A list of book releases compiled by Dr. Dobb's to keep you up-to-date on parallel programming and multicore technology.
Seven Languages in Seven Weeks: A Pragmatic Guide to Learning Programming Languages
by Bruce A. Tate
Ruby, Io, Prolog, Scala, Erlang, Clojure, Haskell. This book has an audacious goal: to present a meaningful exploration of seven languages within a single book. You can explore the concurrency techniques that are quickly becoming the backbone of a new generation of Internet applications. Find out how to use Erlang’s let-it-crash philosophy for building fault-tolerant systems; understand the actor model that drives concurrency design in Io and Scala; and learn how Clojure uses versioning to solve some of the most difficult concurrency problems.
http://www.pragprog.com/titles/btlang/seven-languages-in-seven-weeks
X10 (Programming Language)
Edited by Lambert M. Surhone, Miriam T. Timpledon, and Susan F. Marseken
X10 is a programming language being developed by IBM at the Thomas J. Watson Research Center as part of the PERCS project funded by DARPA's High Productivity Computing Systems (HPCS) program. Its primary authors are Kemal Ebcioglu, Vijay Saraswat, and Vivek Sarkar.

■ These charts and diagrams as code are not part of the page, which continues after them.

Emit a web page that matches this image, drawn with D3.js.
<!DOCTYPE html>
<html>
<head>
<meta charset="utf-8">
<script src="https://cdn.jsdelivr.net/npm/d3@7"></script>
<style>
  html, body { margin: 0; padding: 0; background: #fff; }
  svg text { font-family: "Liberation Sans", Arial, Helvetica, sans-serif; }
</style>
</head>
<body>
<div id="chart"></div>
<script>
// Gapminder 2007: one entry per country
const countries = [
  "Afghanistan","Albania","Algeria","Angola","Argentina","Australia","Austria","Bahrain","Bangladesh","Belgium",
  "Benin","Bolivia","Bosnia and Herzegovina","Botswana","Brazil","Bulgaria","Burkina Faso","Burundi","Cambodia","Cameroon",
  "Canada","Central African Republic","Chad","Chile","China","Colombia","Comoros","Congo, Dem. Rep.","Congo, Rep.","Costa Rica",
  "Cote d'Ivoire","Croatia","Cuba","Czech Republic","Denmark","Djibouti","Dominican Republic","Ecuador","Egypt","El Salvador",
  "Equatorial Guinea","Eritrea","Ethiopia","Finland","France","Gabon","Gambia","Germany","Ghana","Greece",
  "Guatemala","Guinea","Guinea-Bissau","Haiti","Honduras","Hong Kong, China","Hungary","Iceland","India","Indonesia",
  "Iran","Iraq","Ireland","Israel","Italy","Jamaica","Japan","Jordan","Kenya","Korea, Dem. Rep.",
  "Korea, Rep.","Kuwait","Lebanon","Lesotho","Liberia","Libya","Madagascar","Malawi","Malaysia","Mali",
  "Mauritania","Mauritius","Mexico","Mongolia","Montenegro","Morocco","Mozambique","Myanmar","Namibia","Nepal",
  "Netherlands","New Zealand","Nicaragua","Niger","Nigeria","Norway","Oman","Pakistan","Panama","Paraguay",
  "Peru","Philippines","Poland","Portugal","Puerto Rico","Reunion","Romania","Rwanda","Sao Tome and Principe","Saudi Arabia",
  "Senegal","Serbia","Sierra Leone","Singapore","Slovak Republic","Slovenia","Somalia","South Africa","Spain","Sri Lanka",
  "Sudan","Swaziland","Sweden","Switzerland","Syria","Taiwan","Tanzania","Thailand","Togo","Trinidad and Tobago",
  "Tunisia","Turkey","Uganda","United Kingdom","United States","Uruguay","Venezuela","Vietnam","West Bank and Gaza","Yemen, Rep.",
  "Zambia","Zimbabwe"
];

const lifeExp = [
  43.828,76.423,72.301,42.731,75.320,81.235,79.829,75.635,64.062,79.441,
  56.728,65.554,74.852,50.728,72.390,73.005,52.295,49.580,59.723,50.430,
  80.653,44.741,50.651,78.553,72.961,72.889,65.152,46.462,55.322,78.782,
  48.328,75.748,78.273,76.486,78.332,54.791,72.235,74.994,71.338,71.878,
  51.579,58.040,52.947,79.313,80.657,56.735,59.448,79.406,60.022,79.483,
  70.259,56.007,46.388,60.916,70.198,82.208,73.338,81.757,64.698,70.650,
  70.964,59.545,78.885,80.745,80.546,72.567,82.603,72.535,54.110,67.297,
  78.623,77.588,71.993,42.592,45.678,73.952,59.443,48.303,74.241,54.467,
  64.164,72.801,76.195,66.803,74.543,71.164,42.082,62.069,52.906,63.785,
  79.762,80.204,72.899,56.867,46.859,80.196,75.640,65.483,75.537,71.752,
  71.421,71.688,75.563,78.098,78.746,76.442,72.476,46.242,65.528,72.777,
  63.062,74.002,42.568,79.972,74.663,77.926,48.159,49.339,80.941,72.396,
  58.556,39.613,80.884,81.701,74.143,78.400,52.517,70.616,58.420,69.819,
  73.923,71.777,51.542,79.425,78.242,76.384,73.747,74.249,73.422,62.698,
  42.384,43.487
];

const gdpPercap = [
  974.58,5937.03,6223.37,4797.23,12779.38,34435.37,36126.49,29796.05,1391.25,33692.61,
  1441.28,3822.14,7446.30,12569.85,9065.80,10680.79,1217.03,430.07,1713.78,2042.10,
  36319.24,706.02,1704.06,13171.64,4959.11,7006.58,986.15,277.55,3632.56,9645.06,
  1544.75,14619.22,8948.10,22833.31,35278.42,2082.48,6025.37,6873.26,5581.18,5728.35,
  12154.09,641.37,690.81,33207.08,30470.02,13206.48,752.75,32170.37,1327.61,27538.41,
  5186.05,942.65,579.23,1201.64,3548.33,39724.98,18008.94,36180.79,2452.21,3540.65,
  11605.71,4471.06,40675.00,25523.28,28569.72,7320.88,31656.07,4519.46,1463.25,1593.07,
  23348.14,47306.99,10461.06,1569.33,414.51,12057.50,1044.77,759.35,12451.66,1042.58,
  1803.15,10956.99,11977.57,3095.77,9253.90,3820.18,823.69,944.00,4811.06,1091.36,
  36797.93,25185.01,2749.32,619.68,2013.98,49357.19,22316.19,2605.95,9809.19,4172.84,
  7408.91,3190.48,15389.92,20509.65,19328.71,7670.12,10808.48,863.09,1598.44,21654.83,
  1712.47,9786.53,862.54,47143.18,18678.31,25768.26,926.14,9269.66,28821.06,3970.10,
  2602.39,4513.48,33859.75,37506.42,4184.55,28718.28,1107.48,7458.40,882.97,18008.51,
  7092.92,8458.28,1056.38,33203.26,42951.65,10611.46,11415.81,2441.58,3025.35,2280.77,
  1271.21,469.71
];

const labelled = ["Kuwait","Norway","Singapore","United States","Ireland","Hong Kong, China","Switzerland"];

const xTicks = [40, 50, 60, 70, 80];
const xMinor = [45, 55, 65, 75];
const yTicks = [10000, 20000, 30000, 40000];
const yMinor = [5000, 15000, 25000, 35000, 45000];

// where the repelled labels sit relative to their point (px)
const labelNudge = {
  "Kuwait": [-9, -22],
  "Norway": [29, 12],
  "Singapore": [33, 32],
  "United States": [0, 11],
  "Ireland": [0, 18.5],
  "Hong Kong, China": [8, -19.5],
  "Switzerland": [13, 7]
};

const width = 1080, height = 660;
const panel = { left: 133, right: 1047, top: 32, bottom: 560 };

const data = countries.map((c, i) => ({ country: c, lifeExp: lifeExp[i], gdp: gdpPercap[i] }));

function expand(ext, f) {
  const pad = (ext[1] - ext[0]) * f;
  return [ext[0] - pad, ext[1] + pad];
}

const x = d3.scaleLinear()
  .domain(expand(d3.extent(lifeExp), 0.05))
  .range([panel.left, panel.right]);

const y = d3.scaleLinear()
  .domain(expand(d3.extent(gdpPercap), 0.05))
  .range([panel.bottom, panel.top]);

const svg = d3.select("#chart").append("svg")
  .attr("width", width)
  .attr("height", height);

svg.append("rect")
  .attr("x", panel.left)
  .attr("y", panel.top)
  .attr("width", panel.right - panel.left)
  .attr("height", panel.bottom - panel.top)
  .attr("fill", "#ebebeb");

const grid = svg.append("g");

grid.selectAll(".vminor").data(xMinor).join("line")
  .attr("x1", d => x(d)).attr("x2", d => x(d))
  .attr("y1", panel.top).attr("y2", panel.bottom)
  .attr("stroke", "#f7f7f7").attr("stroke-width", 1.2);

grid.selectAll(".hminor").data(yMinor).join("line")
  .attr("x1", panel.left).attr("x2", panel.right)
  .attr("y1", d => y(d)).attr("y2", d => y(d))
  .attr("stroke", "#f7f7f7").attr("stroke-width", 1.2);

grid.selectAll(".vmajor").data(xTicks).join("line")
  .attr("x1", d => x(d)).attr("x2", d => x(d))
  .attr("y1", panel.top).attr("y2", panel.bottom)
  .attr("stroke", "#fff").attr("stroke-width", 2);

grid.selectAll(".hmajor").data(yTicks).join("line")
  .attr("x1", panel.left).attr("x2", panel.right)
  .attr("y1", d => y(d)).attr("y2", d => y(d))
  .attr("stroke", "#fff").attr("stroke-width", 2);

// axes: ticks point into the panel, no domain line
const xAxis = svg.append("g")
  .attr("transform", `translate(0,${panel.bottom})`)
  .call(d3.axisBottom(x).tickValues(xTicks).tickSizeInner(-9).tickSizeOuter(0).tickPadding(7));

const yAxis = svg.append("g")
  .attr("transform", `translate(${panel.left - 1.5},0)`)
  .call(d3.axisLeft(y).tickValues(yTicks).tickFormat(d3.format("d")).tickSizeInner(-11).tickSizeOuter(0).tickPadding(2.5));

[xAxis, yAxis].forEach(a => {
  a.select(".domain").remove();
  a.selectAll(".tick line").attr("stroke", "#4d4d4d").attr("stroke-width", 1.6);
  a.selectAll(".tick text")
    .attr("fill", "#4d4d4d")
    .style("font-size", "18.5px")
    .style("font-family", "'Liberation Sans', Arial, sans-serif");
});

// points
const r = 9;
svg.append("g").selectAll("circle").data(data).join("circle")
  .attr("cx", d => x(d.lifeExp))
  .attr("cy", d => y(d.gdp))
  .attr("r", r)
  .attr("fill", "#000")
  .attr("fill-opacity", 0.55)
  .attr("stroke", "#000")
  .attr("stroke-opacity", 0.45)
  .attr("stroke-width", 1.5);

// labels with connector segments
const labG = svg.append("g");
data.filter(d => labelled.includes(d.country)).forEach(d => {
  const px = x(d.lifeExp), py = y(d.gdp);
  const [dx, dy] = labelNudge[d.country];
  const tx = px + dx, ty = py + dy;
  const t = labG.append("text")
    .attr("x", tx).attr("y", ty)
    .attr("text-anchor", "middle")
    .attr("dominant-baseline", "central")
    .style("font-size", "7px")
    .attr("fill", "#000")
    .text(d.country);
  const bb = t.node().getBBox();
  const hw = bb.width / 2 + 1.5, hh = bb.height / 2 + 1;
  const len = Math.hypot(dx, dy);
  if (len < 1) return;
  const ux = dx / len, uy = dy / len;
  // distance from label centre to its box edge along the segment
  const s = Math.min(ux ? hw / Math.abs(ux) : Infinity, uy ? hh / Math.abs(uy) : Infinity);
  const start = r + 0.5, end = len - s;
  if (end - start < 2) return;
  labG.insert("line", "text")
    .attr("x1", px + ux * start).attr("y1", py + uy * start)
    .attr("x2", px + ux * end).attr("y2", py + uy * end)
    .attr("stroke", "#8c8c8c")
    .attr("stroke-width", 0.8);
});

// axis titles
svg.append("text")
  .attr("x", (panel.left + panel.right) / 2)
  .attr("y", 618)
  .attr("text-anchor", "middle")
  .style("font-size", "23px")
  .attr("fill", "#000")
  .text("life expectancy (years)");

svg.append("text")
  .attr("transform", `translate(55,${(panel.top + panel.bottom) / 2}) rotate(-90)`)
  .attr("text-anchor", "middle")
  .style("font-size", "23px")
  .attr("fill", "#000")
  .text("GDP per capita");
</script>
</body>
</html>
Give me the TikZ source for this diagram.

X10 is designed specifically for parallel programming. It is an "extended subset" of the Java programming language, strongly resembling it in most aspects, but featuring additional support for arrays and concurrency. X10 uses a Partitioned global address space model. It supports both object-oriented and non-object-oriented programming paradigms. This book is a compilation of wikipedia articles on X10.